Thursday, February 28, 2008

McCain's Citizenship and Eligibility

According to Drudge, the NYT is about to release an article questioning John McCain's eligibility to be President because he was born outside the United States (he was born in a military base in the Canal Zone).

It had me worried for a moment, but I tracked this down. Article II, Section 1(5) provides that only a "natural born citizen" is eligible to be president. The Constitution does not define the term "natural born citizen." Amendment XIV, of course, provides that persons born in the United States are citizens of the United States, we can use common sense to inform us that such persons fall within the definition of "natural born citizen." McCain was not born in the United States so he is not a born 14th Amendment citizen.

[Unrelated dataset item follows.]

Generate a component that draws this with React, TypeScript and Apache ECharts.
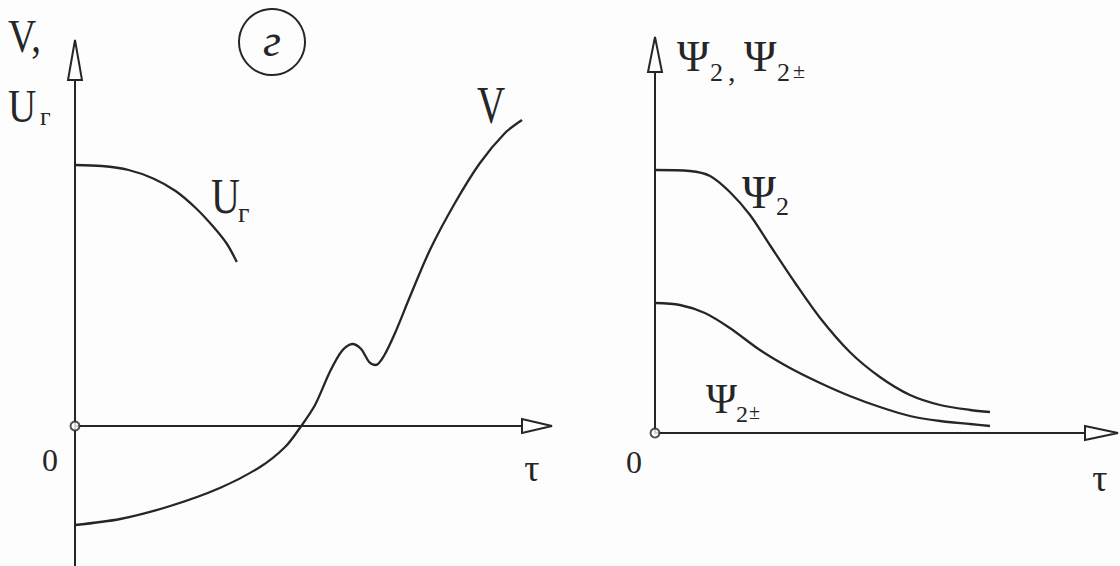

He is, however, a born statutory citizen:
The following shall be nationals and citizens of the United States at birth: ... (e) a person born in an outlying possession of the United States of parents one of whom is a citizen of the United States who has been physically present in the United States or one of its outlying possessions for a continuous period of one year at any time prior to the birth of such person
8 USC 1401.

Citizenship was automatic at birth in his case; to me that counts as "natural born."

2 comments:

Pete said...

I think a reasonable argument can be made that US soil overseas IS "the United States", with or without the code section.

Ken said...

Well, I'd like to hear that argument... But my common sense position in advance of hearing it is that there's a difference between a government exercising control over a territory and the integration of territory into a State. The process of integration that we have is statehood; since U.S. territories have not undergone that integration process, they are not integrated. (D.C. gets a pass on needing statehood because it was created by the Constitution.)